In the last case I propose, I thought to use a 2 nodes cluster just to have replication between DC (instead of doing incremental backup, cf. other topic). And then, I could manually restart the surviving node in single node mode in case of DC problem (or add a custom health check that does the restart…). Is it realistic?

Not with the current replication model, no. You rely on a majority of nodes being available in a cluster, and so in a cluster of two, both must be available since 1 is not a majority. If we enabled them to both write, you could end up in nasty split brain situations. However, that might be acceptable, in which case run two clusters of one and replicate yourself.
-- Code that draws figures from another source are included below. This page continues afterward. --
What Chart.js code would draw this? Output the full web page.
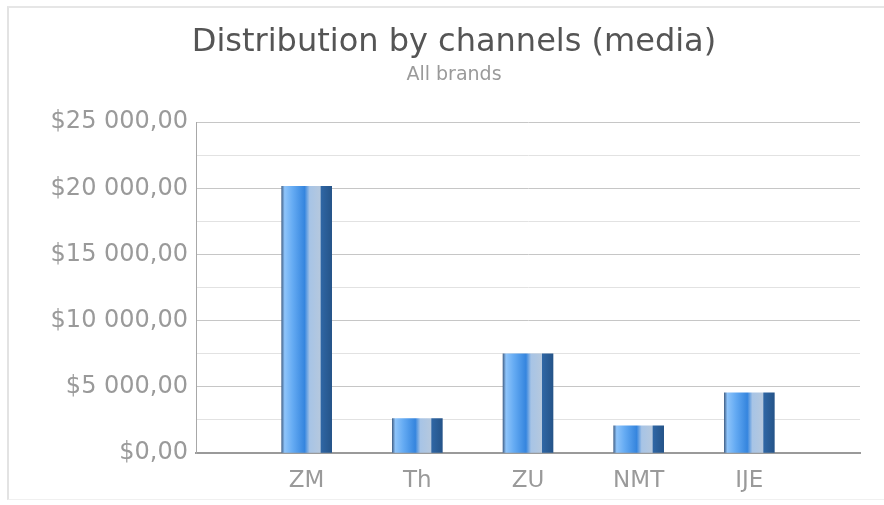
<!DOCTYPE html>
<html>
<head>
<meta charset="utf-8">
<script src="https://cdn.jsdelivr.net/npm/chart.js@4/dist/chart.umd.min.js"></script>
<style>
  body { margin: 0; background: #fff; }
  #wrap { position: relative; width: 884px; height: 505px; overflow: hidden; }
  #frame {
    position: absolute; left: 7px; top: 6px; width: 900px; bottom: 5px;
    border-left: 2px solid #e3e3e3; border-top: 2px solid #e6e6e6; border-bottom: 1px solid #f0f0f0;
  }
  #chart { position: absolute; left: 0; top: 0; }
</style>
</head>
<body>
<div id="wrap">
  <div id="frame"></div>
  <canvas id="chart" width="884" height="505"></canvas>
</div>
<script>
const channels = ["ZM", "Th", "ZU", "NMT", "IJE"];
const spend = [20150, 2600, 7500, 2050, 4550];
const yMax = 25000;
const yStep = 2500;
const majorStep = 5000;

// empty slot on each side so the bars sit one step in from the axis ends
const labels = ["", ...channels, ""];
const values = [null, ...spend, null];

const BAR_W = 50;

function money(v) {
  const whole = Math.round(v).toString().replace(/\B(?=(\d{3})+(?!\d))/g, " ");
  return `$${whole},00`;
}

function barFill(context) {
  const chart = context.chart;
  if (!chart.chartArea || !chart.scales.x) {
    return "#4a95e8";
  }
  const cx = chart.scales.x.getPixelForValue(context.dataIndex);
  const left = cx - BAR_W / 2;
  const g = chart.ctx.createLinearGradient(left, 0, left + BAR_W, 0);
  g.addColorStop(0, "#47678f");
  g.addColorStop(0.06, "#8ec4fa");
  g.addColorStop(0.22, "#65abf3");
  g.addColorStop(0.46, "#3585de");
  g.addColorStop(0.56, "#a7c4e6");
  g.addColorStop(0.77, "#b5c8de");
  g.addColorStop(0.79, "#2f66a4");
  g.addColorStop(1, "#255489");
  return g;
}

new Chart(document.querySelector("#chart"), {
  type: "bar",
  data: {
    labels,
    datasets: [
      {
        data: values,
        backgroundColor: barFill,
        borderWidth: 0,
        barThickness: BAR_W
      }
    ]
  },
  options: {
    responsive: false,
    animation: false,
    // left/right padding also moves the title centre to match the original
    layout: { padding: { left: 48, right: 24, top: 0, bottom: 0 } },
    plugins: {
      legend: { display: false },
      tooltip: { enabled: false },
      title: {
        display: true,
        text: "Distribution by channels (media)",
        color: "#555",
        font: { family: "DejaVu Sans", size: 32, weight: "normal", lineHeight: 1.2 },
        padding: { top: 23, bottom: 0 }
      },
      subtitle: {
        display: true,
        text: "All brands",
        color: "#9a9a9a",
        font: { family: "DejaVu Sans", size: 19, weight: "normal", lineHeight: 1.2 },
        padding: { top: 2, bottom: 36 }
      }
    },
    scales: {
      x: {
        offset: false,
        grid: { display: false },
        border: { display: true, color: "#9a9a9a", width: 2 },
        ticks: {
          color: "#9a9a9a",
          padding: 6,
          autoSkip: false,
          maxRotation: 0,
          font: { family: "DejaVu Sans", size: 23 }
        },
        afterFit: (scale) => { scale.height = 52; }
      },
      y: {
        min: 0,
        max: yMax,
        grid: {
          drawTicks: false,
          color: (c) => (c.tick.value % majorStep === 0 ? "#c6c6c6" : "#e2e2e2"),
          lineWidth: 1
        },
        border: { display: true, color: "#a8a8a8", width: 1 },
        ticks: {
          stepSize: yStep,
          autoSkip: false,
          padding: 8,
          color: "#9a9a9a",
          font: { family: "DejaVu Sans", size: 24 },
          callback: (v) => (v % majorStep === 0 ? money(v) : "")
        },
        afterFit: (scale) => { scale.width = 148; }
      }
    }
  }
});
</script>
</body>
</html>
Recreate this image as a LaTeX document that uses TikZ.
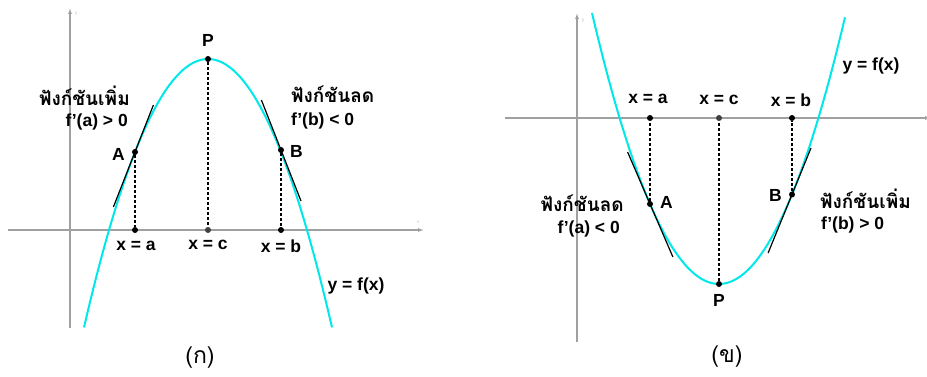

Clement_Bouillier · March 1, 2017, 9:27pm

What do you mean by “If we enabled them to both write”, do we have to send write explicitly to the master ? I mean with the HTTP client, how would I know which node to contact (given I use DNS for example) ?

I am not sure to understand correctly this master/slave thing, I thought that when I send a write (to any node), ES need that a majority ack the write (without talking about master/slave), isn’t it?

I understood the problem of majority in cluster with even nodes number. My idea was having a manual fallback to single node cluster with the survival node, in case on emergency.

Whan you say “replicate yourself”, you mean with continuous/incremental backup/restore ?

Greg_Young1 · March 1, 2017, 9:33pm

"Whan you say "replicate yourself", you mean with
continuous/incremental backup/restore ?"

He is referring to something similar to what I mentioned earlier

Jonathan_Curtis · March 9, 2017, 3:19pm

When is this replication model coming out?

Greg_Young1 · March 9, 2017, 3:21pm

Shortly after 4.0 my guess (though its me sticking my thumb in my butt
and telling you it will rain next Thursday) is within 60-90 days.